What prevents us from being able to see the pain and loss of others? Why are we deaf to their screams of terror? Why do we not feel compassion for the children of these “others” as we do for our own?

It is because we have placed between us a distance greater than geography: a distance created when we pledge allegiance to anything other than the suffering of others. Allegiance to what? Anything! Culture, tradition, nationalism, creeds, partisan politics—anything that causes us to turn a blind eye to the sins of our own party, tribe, church, or nation. When we fall victim to what Marcus Borg calls the “cultural captivity of the church” wherein one’s Christianity is co-opted by one’s culture and nation, resulting in a collective cognitive dissonance that allows us to accept such evils as slavery, grinding the faces of the poor, patriarchal domination, and killing others—all while proclaiming that God is on our side. Stanley Hauerwas described this as the inability to distinguish the “Christian We” from the “American We.” When we cannot see, hear, or feel the pleas of the defenseless, we suffer from an empathy gap and our hearts become hardened.

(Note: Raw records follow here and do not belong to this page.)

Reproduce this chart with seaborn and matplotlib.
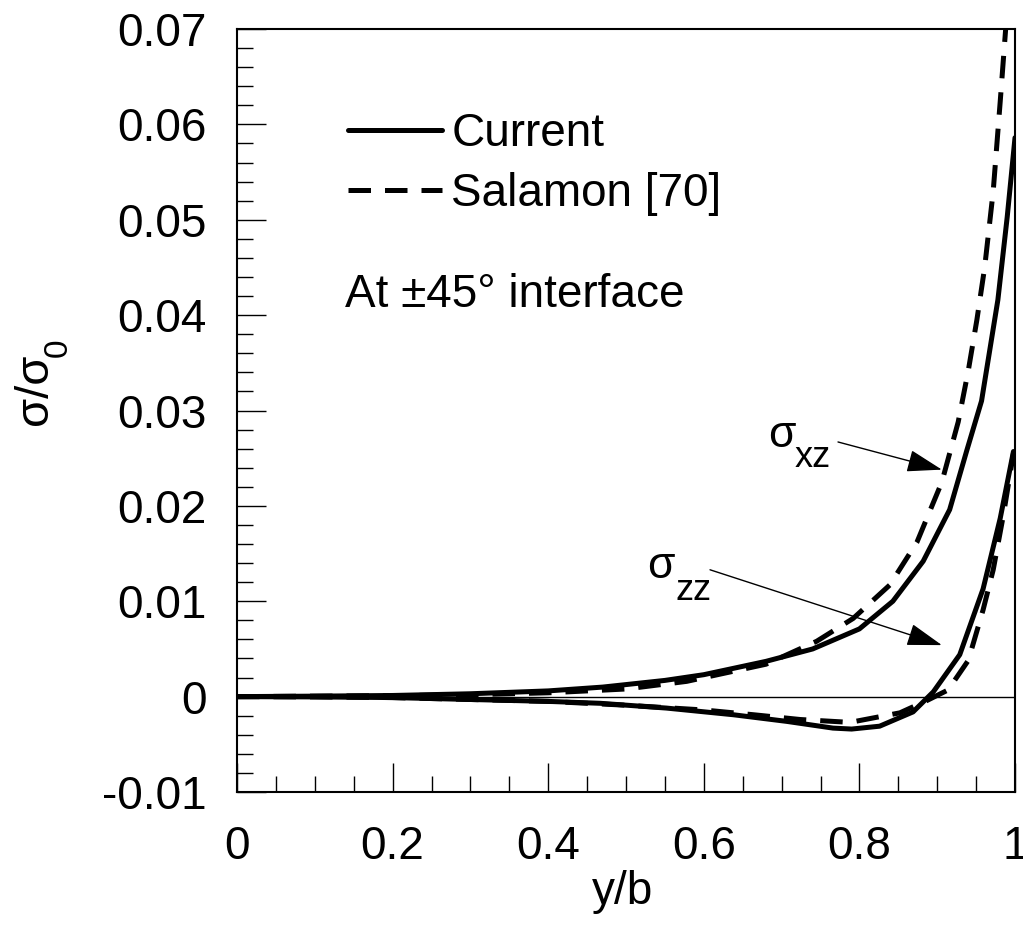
import numpy as np
import pandas as pd
import matplotlib
matplotlib.use("Agg")
import matplotlib.pyplot as plt
import seaborn as sns
from matplotlib.ticker import FixedLocator, MultipleLocator

# ---------------- data ----------------
cur_xz_x = [0, 0.1, 0.2, 0.3, 0.4, 0.47, 0.55, 0.6, 0.68, 0.74, 0.80, 0.843, 0.882,
            0.916, 0.938, 0.957, 0.978, 0.99, 1.0]
cur_xz_y = [0, 0.00005, 0.00012, 0.0003, 0.0006, 0.0010, 0.0017, 0.0023, 0.0037,
            0.0050, 0.0071, 0.0100, 0.0142, 0.0196, 0.0258, 0.0310, 0.0416, 0.0503, 0.0586]

sal_xz_x = [0, 0.1, 0.2, 0.3, 0.4, 0.5, 0.578, 0.68, 0.745, 0.792, 0.839, 0.874,
            0.906, 0.927, 0.94, 0.951, 0.961, 0.972, 0.981, 0.988]
sal_xz_y = [0, 0.00005, 0.0001, 0.0002, 0.0004, 0.0008, 0.0016, 0.0034, 0.0058,
            0.0082, 0.0117, 0.0162, 0.0225, 0.0288, 0.0342, 0.0395, 0.0450, 0.0530,
            0.0624, 0.0700]

cur_zz_x = [0, 0.1, 0.2, 0.3, 0.4, 0.467, 0.552, 0.638, 0.707, 0.766, 0.79, 0.826,
            0.869, 0.895, 0.929, 0.959, 0.981, 0.998]
cur_zz_y = [0, -0.00003, -0.0001, -0.0003, -0.0005, -0.0007, -0.0012, -0.0019,
            -0.0026, -0.0033, -0.0034, -0.0031, -0.0016, 0.0005, 0.0044, 0.0113,
            0.0187, 0.0257]

sal_zz_x = [0, 0.1, 0.2, 0.3, 0.4, 0.5, 0.6, 0.664, 0.724, 0.788, 0.852, 0.887,
            0.914, 0.94, 0.959, 0.972, 0.985, 0.998]
sal_zz_y = [0, -0.00003, -0.0001, -0.0003, -0.0005, -0.0009, -0.0014, -0.0019,
            -0.0024, -0.0027, -0.0017, -0.0004, 0.0007, 0.0038, 0.0091, 0.0133,
            0.0190, 0.0255]

x_ticks = [0, 0.2, 0.4, 0.6, 0.8, 1.0]
x_tick_labels = ["0", "0.2", "0.4", "0.6", "0.8", "1"]
y_ticks = [-0.01, 0, 0.01, 0.02, 0.03, 0.04, 0.05, 0.06, 0.07]
y_tick_labels = ["-0.01", "0", "0.01", "0.02", "0.03", "0.04", "0.05", "0.06", "0.07"]

legend_labels = ["Current", "Salamon [70]"]
note_text = "At \u00b145\u00b0 interface"

# ---------------- style ----------------
sns.set_theme(style="ticks")
plt.rcParams["font.family"] = ["Liberation Sans", "DejaVu Sans"]
plt.rcParams["axes.unicode_minus"] = False
plt.rcParams["text.color"] = "black"

fig = plt.figure(figsize=(10.23, 9.30), dpi=100)
ax = fig.add_axes([237 / 1023, 1 - 792 / 930, (1015 - 237) / 1023, (792 - 29) / 930])

LW = 3.6
DASH = (0, (4.5, 2.8))

sns.lineplot(x=cur_xz_x, y=cur_xz_y, ax=ax, color="black", lw=LW, sort=False,
             estimator=None, label=legend_labels[0])
sns.lineplot(x=sal_xz_x, y=sal_xz_y, ax=ax, color="black", lw=LW, sort=False,
             estimator=None, linestyle=DASH, label=legend_labels[1])
sns.lineplot(x=cur_zz_x, y=cur_zz_y, ax=ax, color="black", lw=LW, sort=False,
             estimator=None, label="_nolegend_")
sns.lineplot(x=sal_zz_x, y=sal_zz_y, ax=ax, color="black", lw=LW, sort=False,
             estimator=None, linestyle=DASH, label="_nolegend_")

ax.axhline(0, color="black", lw=1.0, zorder=1)

ax.set_xlim(0, 1)
ax.set_ylim(-0.01, 0.07)

ax.xaxis.set_major_locator(FixedLocator(x_ticks))
ax.set_xticklabels(x_tick_labels)
ax.xaxis.set_minor_locator(MultipleLocator(0.05))
ax.yaxis.set_major_locator(FixedLocator(y_ticks))
ax.set_yticklabels(y_tick_labels)
ax.yaxis.set_minor_locator(MultipleLocator(0.002))

ax.tick_params(which="major", direction="in", length=21, width=1.0, color="black",
               labelsize=33, labelcolor="black", top=False, right=False)
ax.tick_params(axis="y", which="major", pad=22)
ax.tick_params(axis="x", which="major", pad=24)
ax.tick_params(which="minor", direction="in", length=11.5, width=1.0, color="black",
               top=False, right=False)

for s in ax.spines.values():
    s.set_visible(True)
    s.set_color("black")
    s.set_linewidth(1.5)

ax.set_xlabel("y/b", fontsize=33, color="black")
ax.xaxis.set_label_coords(0.495, -0.102)
# y label: sigma/sigma with a large, low subscript 0
ax.set_ylabel("\u03c3/\u03c3", fontsize=34, color="black")
ax.yaxis.set_label_coords(-0.231, 0.528)
ax.text(-0.2294, 0.5826, "0", transform=ax.transAxes, fontsize=24, rotation=90,
        ha="center", va="center", color="black", clip_on=False)

handles, labels = ax.get_legend_handles_labels()
leg = ax.legend(handles=handles[:2], labels=legend_labels, loc="upper left",
                bbox_to_anchor=((348 - 237) / 778, (792 - 112) / 763), frameon=False,
                fontsize=33, handlelength=2.05, handletextpad=0.2, labelspacing=0.35,
                borderpad=0, borderaxespad=0)
for t in leg.get_texts():
    t.set_color("black")

ax.text(0.139, 0.636, note_text, transform=ax.transAxes, fontsize=33,
        ha="left", va="baseline", color="black")

# annotations
ax.text(0.6825, 0.02617, "\u03c3", fontsize=32, ha="left", va="baseline", color="black")
ax.text(0.717, 0.02407, "xz", fontsize=26, ha="left", va="baseline", color="black")
ax.text(0.527, 0.01244, "\u03c3", fontsize=32, ha="left", va="baseline", color="black")
ax.text(0.563, 0.01013, "zz", fontsize=26, ha="left", va="baseline", color="black")

arrow_kw = dict(arrowstyle="-|>,head_length=1.1,head_width=0.35", color="black",
                lw=1.0, mutation_scale=20, shrinkA=0, shrinkB=0)
ax.annotate("", xy=(0.906, 0.0238), xytext=(0.7725, 0.0267), arrowprops=arrow_kw)
ax.annotate("", xy=(0.906, 0.0054), xytext=(0.608, 0.0133), arrowprops=arrow_kw)

fig.savefig("out.png", dpi=100)
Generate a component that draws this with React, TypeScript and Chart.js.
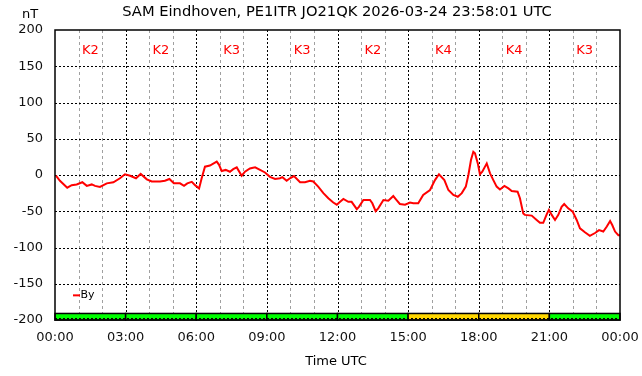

Jesus spoke for those on the margins of society and against those in power. He spoke for the wretched of the earth—those whom Paul called anawim: the scum, the refuse. Similarly, this column, The Mahan Report, will seek to give voice to the very least of these: those on the margins of society, those who are defenseless, and even those who are our “enemies.” It will report on and unmask those who follow the Mahan creed: converting life for profit (Moses 5:31). Like Malala, we will strive to renounce all forms of taking life for gain; we will speak against any person, nation, political icon, party, or religious institution that in any way oppresses these “little ones.” The voices of the suffering cry out—we only need to be willing to hear them.

This column will parallel the Mormon Worker agenda: espousing what we call Radical Christianity. Contemporary issues will be addressed and activism encouraged. We hope to be the voice for social justice that Glenn Beck warned you against.